Commedia dell’Europe

Xavier Couture

Bureaucratie, discours fallacieux en ligne, Parlement aux abois... Miné, le Vieux Continent tente de tenir son rôle dans un registre tragi-comique.

 

Dans son dernier roman, Regarde, regarde les Arlequins! (1974), Vladimir Nabokov embrasse la vie qui s’en va, retourne en URSS et écrit cet ouvrage où se mêlent la distance, l’ironie et l’abandon. Cela lui inspire une phrase dont l’amertume le dispute au génie: «Seul le danger mortel est incolore.»

L’Europe devient blafarde. Colombine est séduite par la nonchalance attristée de Pierrots multiples revendiquant le monochrome, et encore, quand il ne s’agit pas de la transparence. L’Europe fut pourtant l’amoureuse d’Arlequin et de son manteau fait de losanges multicolores, ses frontières cousues entre des pièces biscornues et qui, sur la scène du monde, ne faisaient plus qu’un. Colombine s’est-elle lassée ? Les grimaces de son charmant ne l’amusent plus. Il est vrai qu’il s’en est retourné au bureau et s’est mis à gratter du papier, de la réglementation, des ordonnances, des normes, des instructions, en pagaie ! Colombine ramassait les feuilles, s’attendant à un signe d’amour, un poème peut-être. Son attente fut vaine. « Je l’aime, tu lui feras la commission », finit-elle par souffler à Pierrot. De commission il ne restait que ce bâtiment aux vitres opaques, comme obsédé par son pouvoir secret et son vertige narcissique de conservateur minutieux veillant sur ses grimoires bureaucratiques. La démocratie permet à une cohorte de fonctionnaires d’accéder au bunker de la paperasse, mais dès leur entrée ils s’en affranchissent autant qu’ils le peuvent. Je me souviens de ce haut dignitaire de l’appareil me disant un jour: «Par bonheur nous sommes là pour empêcher les politiques de faire leurs conneries.» On n’en est même plus à « l’État profond », on atteint là les limites d’un exécutif sans contrôle, même si le Parlement fait ce qu’il peut. L’éloignement des deux institutions est l’aveu de ce dysfonctionnement.

 
Pierrot susurre doucement les mots doux du nationalisme, du repli sur soi.
 

Alors Pierrot prend son air triste et gentil, il est incolore, sa pâleur pourrait inquiéter. Mais cela rassure, cela chante l’air des retrouvailles entre les peuples et leur histoire, comme dans le miroir de leur blancheur. Ils veulent se défaire de cette tunique en kaléidoscope. Ils se répètent en bougonnant «Cessons de nous croire assez forts pour bondir sur les tréteaux, de nous imaginer encore capables d’interpréter la commedia dell’arte parmi les grands acteurs du monde». Pierrot susurre doucement à l’oreille de Colombine les mots doux du nationalisme, du repli sur soi. Il finira par délivrer des passeports aux Pierrots pas assez blancs, pas assez incolores, pas assez translucides.

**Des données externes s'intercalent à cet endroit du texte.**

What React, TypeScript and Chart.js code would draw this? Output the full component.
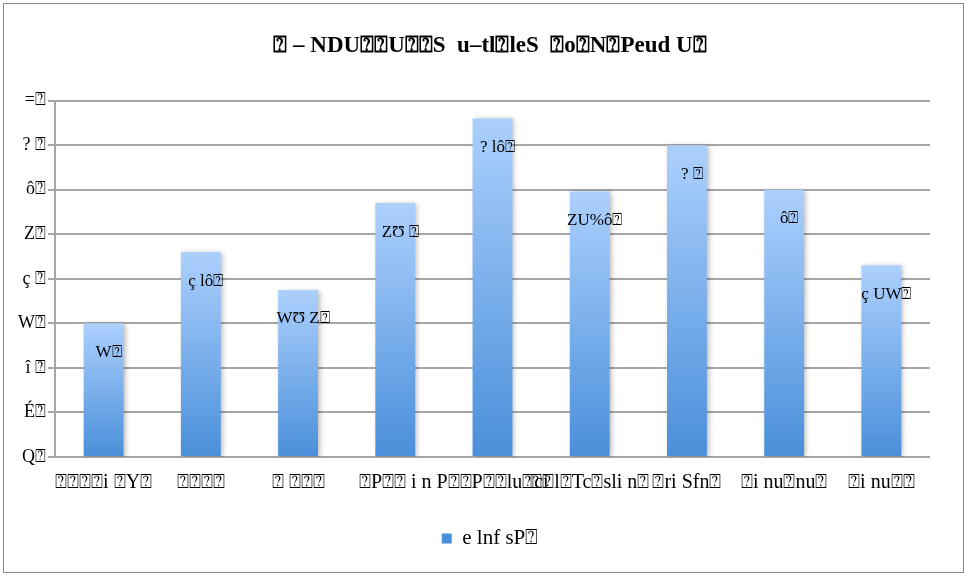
import React, { useEffect, useRef } from "react";
import { Chart, registerables } from "chart.js";

Chart.register(...registerables);

const B = "\u2370";

const categories = [
  `${B}${B}${B}${B}i ${B}Y${B}`,
  `${B}${B}${B}${B}`,
  `${B} ${B}${B}${B}`,
  `${B}P${B}${B} i n`,
  `P${B}${B}P${B}${B}lu${B}ci`,
  `${B}${B}l${B}Tc${B}sli n${B}`,
  `${B}ri Sfn${B}`,
  `${B}i nu${B}nu${B}`,
  `${B}i nu${B}${B}`,
];

const values = [3, 4.6, 3.75, 5.7, 7.6, 5.96, 7, 6, 4.3];

const barLabels = [
  `W${B}`,
  `ç lô${B}`,
  `WƱ Z${B}`,
  `ZƱ ${B}`,
  `? lô${B}`,
  `ZU%ô${B}`,
  `? ${B}`,
  `ô${B}`,
  `ç UW${B}`,
];

const yTickLabels = [
  `Q${B}`,
  `É${B}`,
  `î ${B}`,
  `W${B}`,
  `ç ${B}`,
  `Z${B}`,
  `ô${B}`,
  `? ${B}`,
  `=${B}`,
];

const titleText = `${B} – NDU${B}${B}U${B}${B}S  u–tl${B}leS  ${B}o${B}N${B}Peud U${B}`;
const seriesName = `e lnf sP${B}`;

const SERIF = '"Liberation Serif", "Times New Roman", serif';

export default function App() {
  const ref = useRef<HTMLCanvasElement | null>(null);

  useEffect(() => {
    document.body.style.margin = "0";
    const canvas = ref.current;
    if (!canvas) return;

    const framePlugin = {
      id: "frame",
      beforeDraw(chart: any) {
        const c = chart.ctx;
        c.save();
        c.fillStyle = "#ffffff";
        c.fillRect(0, 0, chart.width, chart.height);
        c.strokeStyle = "#8a8a8a";
        c.lineWidth = 1;
        c.strokeRect(3.5, 3.5, chart.width - 8, chart.height - 7);
        c.restore();
      },
    };

    const barPlugin = {
      id: "barDeco",
      beforeDatasetsDraw(chart: any) {
        const c = chart.ctx;
        c.save();
        c.shadowColor = "rgba(0,0,0,0.28)";
        c.shadowBlur = 5;
        c.shadowOffsetX = 2;
        c.shadowOffsetY = 1;
      },
      afterDatasetsDraw(chart: any) {
        const c = chart.ctx;
        c.restore();
        const meta = chart.getDatasetMeta(0);
        c.save();
        c.font = `17px ${SERIF}`;
        c.fillStyle = "#000";
        c.textAlign = "center";
        c.textBaseline = "middle";
        meta.data.forEach((el: any, i: number) => {
          c.fillText(barLabels[i], el.x + 5, el.y + 29);
        });
        c.restore();
      },
    };

    const chart = new Chart(canvas, {
      type: "bar",
      data: {
        labels: categories,
        datasets: [
          {
            label: seriesName,
            data: values,
            backgroundColor: (ctx: any) => {
              const ch = ctx.chart;
              const { chartArea, scales } = ch;
              if (!chartArea || ctx.type !== "data") return "#86b8f2";
              const top = scales.y.getPixelForValue(ctx.raw);
              const bot = scales.y.getPixelForValue(0);
              const g = ch.ctx.createLinearGradient(0, top, 0, bot);
              g.addColorStop(0, "#acd0fd");
              g.addColorStop(1, "#4a8fda");
              return g;
            },
            borderWidth: 0,
            categoryPercentage: 1,
            barPercentage: 0.41,
          },
        ],
      },
      options: {
        responsive: false,
        animation: false,
        devicePixelRatio: 1,
        layout: { padding: { left: 12, right: 0, top: 0, bottom: 17 } },
        plugins: {
          title: {
            display: true,
            text: titleText,
            color: "#000",
            font: {
              family: '"Liberation Sans Narrow", "Arial Narrow", "Liberation Serif", serif',
              weight: "bold",
              size: 23,
            },
            padding: { top: 32, bottom: 41 },
          },
          legend: {
            display: true,
            position: "bottom",
            labels: {
              boxWidth: 10,
              boxHeight: 10,
              padding: 12,
              color: "#000",
              font: { family: SERIF, size: 21 },
            },
          },
          tooltip: { enabled: false },
        },
        scales: {
          x: {
            grid: { display: false, drawTicks: false },
            border: { display: false },
            ticks: {
              color: "#000",
              font: { family: SERIF, size: 20 },
              maxRotation: 0,
              minRotation: 0,
              autoSkip: false,
              padding: 14,
            },
            afterFit(scale: any) {
              scale.height = 59;
            },
          },
          y: {
            min: 0,
            max: 8,
            grid: {
              color: "#a6a6a6",
              lineWidth: 2,
              tickLength: 7,
            },
            border: { display: true, color: "#a6a6a6", width: 2 },
            ticks: {
              stepSize: 1,
              color: "#000",
              padding: 2,
              font: { family: SERIF, size: 18 },
              callback: (v: any) => yTickLabels[Math.round(Number(v))] ?? "",
            },
            afterFit(scale: any) {
              scale.width = 43;
            },
          },
          yRight: {
            type: "linear",
            position: "right",
            display: true,
            grid: { display: false, drawTicks: false },
            border: { display: false },
            ticks: { display: false },
            afterFit(scale: any) {
              scale.width = 38;
            },
          },
        },
      },
      plugins: [framePlugin, barPlugin],
    });

    return () => chart.destroy();
  }, []);

  return (
    <div style={{ position: "absolute", left: 0, top: 0, width: 968, height: 576 }}>
      <canvas ref={ref} width={968} height={576} />
    </div>
  );
}
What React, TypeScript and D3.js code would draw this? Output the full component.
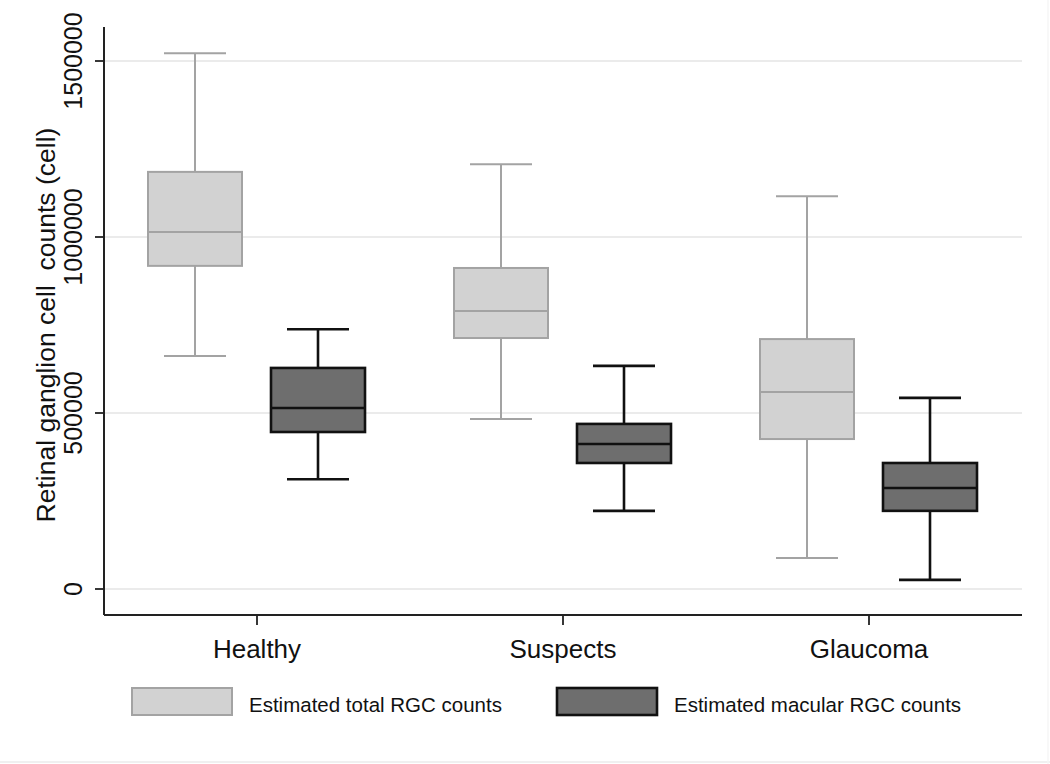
import React from "react";
import * as d3 from "d3";

const categories = ["Healthy", "Suspects", "Glaucoma"];
const seriesNames = ["Estimated total RGC counts", "Estimated macular RGC counts"];
// [lower whisker, q1, median, q3, upper whisker]
const totalRGC = [
  [662000, 918000, 1014000, 1185000, 1522000],
  [483000, 713000, 790000, 912000, 1207000],
  [88000, 426000, 560000, 710000, 1116000],
];
const macularRGC = [
  [312000, 446000, 514000, 628000, 738000],
  [222000, 358000, 412000, 469000, 634000],
  [26000, 222000, 287000, 358000, 543000],
];
const yTicks = [0, 500000, 1000000, 1500000];

const W = 1050;
const H = 764;
const left = 104;
const right = 1022;
const top = 27;
const bottom = 615;

const styles = [
  { fill: "#d2d2d2", stroke: "#a3a3a3", sw: 2, offset: -62 },
  { fill: "#6e6e6e", stroke: "#111111", sw: 2.6, offset: 61 },
];

export default function App() {
  const y = d3.scaleLinear().domain([0, 1500000]).range([589, 61]);
  const x = d3.scalePoint<string>().domain(categories).range([left, right]).padding(0.5);
  const boxW = 94;
  const capW = 62;
  const font = "'Liberation Sans', Arial, Helvetica, sans-serif";
  const series = [totalRGC, macularRGC];

  return (
    <svg width={W} height={H} style={{ position: "absolute", left: 0, top: 0, background: "#fff" }} fontFamily={font}>
      <rect x={0} y={0} width={W} height={H} fill="#ffffff" />
      <line x1={0} x2={W} y1={762} y2={762} stroke="#f0f0f0" strokeWidth={2} />
      <line x1={1048} x2={1048} y1={0} y2={H} stroke="#f6f6f6" strokeWidth={1.5} />
      {/* gridlines */}
      {yTicks.map((t) => (
        <line key={"g" + t} x1={left} x2={right} y1={y(t)} y2={y(t)} stroke="#e4e4e4" strokeWidth={1.5} />
      ))}
      {/* boxes */}
      {series.map((data, si) => {
        const s = styles[si];
        return data.map((d, ci) => {
          const cx = (x(categories[ci]) as number) + s.offset;
          const [lo, q1, med, q3, hi] = d;
          return (
            <g key={si + "-" + ci} stroke={s.stroke} strokeWidth={s.sw}>
              <line x1={cx} x2={cx} y1={y(hi)} y2={y(q3)} />
              <line x1={cx} x2={cx} y1={y(q1)} y2={y(lo)} />
              <line x1={cx - capW / 2} x2={cx + capW / 2} y1={y(hi)} y2={y(hi)} />
              <line x1={cx - capW / 2} x2={cx + capW / 2} y1={y(lo)} y2={y(lo)} />
              <rect x={cx - boxW / 2} y={y(q3)} width={boxW} height={y(q1) - y(q3)} fill={s.fill} />
              <line x1={cx - boxW / 2} x2={cx + boxW / 2} y1={y(med)} y2={y(med)} />
            </g>
          );
        });
      })}
      {/* axes */}
      <line x1={left} x2={left} y1={top} y2={bottom} stroke="#222" strokeWidth={2} />
      <line x1={left} x2={right} y1={bottom} y2={bottom} stroke="#222" strokeWidth={2} />
      {yTicks.map((t) => (
        <g key={"t" + t}>
          <line x1={left - 9} x2={left} y1={y(t)} y2={y(t)} stroke="#222" strokeWidth={1.8} />
          <text
            transform={`translate(82, ${y(t)}) rotate(-90)`}
            textAnchor="middle"
            fontSize={25}
            fill="#111"
          >
            {t}
          </text>
        </g>
      ))}
      {categories.map((c) => (
        <g key={c}>
          <line x1={x(c)} x2={x(c)} y1={bottom} y2={bottom + 10} stroke="#222" strokeWidth={1.8} />
          <text x={x(c)} y={658} textAnchor="middle" fontSize={26} fill="#111">
            {c}
          </text>
        </g>
      ))}
      <text
        transform={`translate(55, 325) rotate(-90)`}
        textAnchor="middle"
        fontSize={26.5}
        fill="#111"
        style={{ whiteSpace: "pre" }}
      >
        {"Retinal ganglion cell  counts (cell)"}
      </text>
      {/* legend */}
      {seriesNames.map((n, i) => {
        const bx = i === 0 ? 132 : 557;
        const s = styles[i];
        return (
          <g key={n}>
            <rect x={bx} y={688} width={100} height={27} fill={s.fill} stroke={s.stroke} strokeWidth={s.sw} />
            <text x={bx + 117} y={712} fontSize={20.5} fill="#111">
              {n}
            </text>
          </g>
        );
      })}
    </svg>
  );
}
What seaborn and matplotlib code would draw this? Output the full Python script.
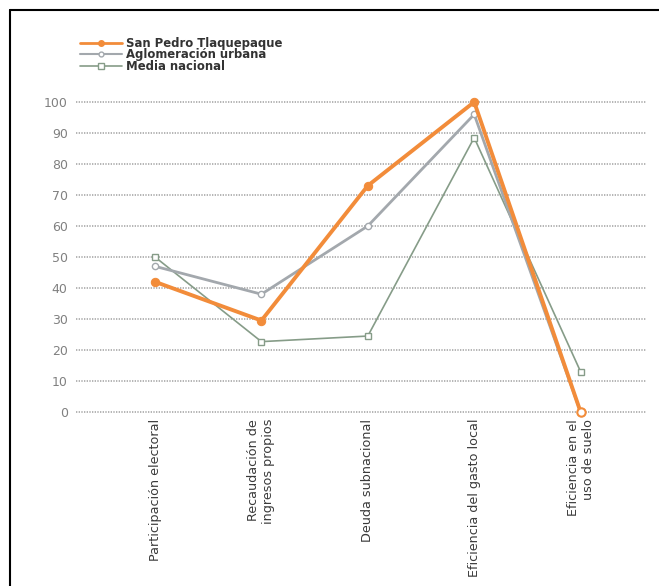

« C’était pourtant bien », chantait Nino Ferrer dans Le Sud. Cela aurait pu durer quelques centaines d’années. L’Europe n’a pas de gouvernance fiscale, pas de gouvernance sociale, ne parlons pas de la défense. On en mesure l’absence sur les rives du Dniepr. La démocratie a peur des peuples, les peuples ont peur de l’autre. Il est temps que le discours politique reprenne sa dignité. Il est temps que les femmes et les hommes de bonne volonté se lèvent, prennent la parole et vident les poubelles de ces amas de fake news. Si les réseaux sociaux deviennent la chambre d’écho de l’ignorance et de l’anathème, alors il faut s’emparer des porte-voix à même de couvrir le brouhaha de l’absurdie. Rangez vos insultes, vos débats entre nations rabougries. Que ceux qui croient en cette puissante Europe se redressent et parlent aux citoyens en faisant fi des sondages, d’une supposée opinion tournant en rond dans le labyrinthe des réseaux sociaux. L’Europe a une histoire et des peuples pour constituer plus qu’une force administrative, économique, politique ou culturelle, elle a un devoir, celui d’une espérance commune. Colombine vous en remerciera.

 

Consultant et spécialiste des médias, Xavier Couture a travaillé dans la presse et l’audiovisuel notamment TF1, Canal+ et Orange....

Bureaucratie, discours fallacieux en ligne, Parlement aux abois... Miné, le Vieux Continent tente de tenir son rôle dans un registre tragi-comique.   Dans son dernier roman, Regarde, regarde les Arlequins! (1974), Vladimir Nabokov embrasse la vie qui s’en va, retourne en URSS et écrit cet ouvrage où se mêlent la distance, l’ironie et l’abandon. Cela lui inspire une phrase dont l’amertume le dispute au génie: «Seul le danger mortel est incolore.» L’Europe devient blafarde. Colombine est séduite par la nonchalance attristée de Pierrots multiples revendiquant le monochrome, et encore, quand il ne s’agit pas de la transparence. L’Europe fut pourtant l’amoureuse d’Arlequin et de son manteau fait de losanges multicolores, ses frontières cousues entre des pièces biscornues et qui, sur la scène du monde, ne faisaient plus qu’un. Colombine s’est-elle lassée ? Les grimaces de son charmant ne l’amusent plus. Il est vrai qu’il s’en est retourné au bureau et s’est mis à gratter du papier, de la réglementation, des ordonnances, des normes, des instructions, en pagaie ! Colombine ramassait les feuilles, s’attendant à un signe d’amour, un poème peut-être. Son attente fut vaine. « Je l’aime, tu lui feras la commission », finit-elle par souffler à Pierrot. De commission il ne restait que ce bâtiment aux vitres opaques, comme obsédé par son pouvoir secret et son vertige narcissique de conservateur minutieux veillant sur ses grimoires bureaucratiques. La démocratie permet à une cohorte de fonctionnaires d’accéder au bunker de la paperasse, mais dès leur entrée ils s’en affranchissent autant qu’ils le…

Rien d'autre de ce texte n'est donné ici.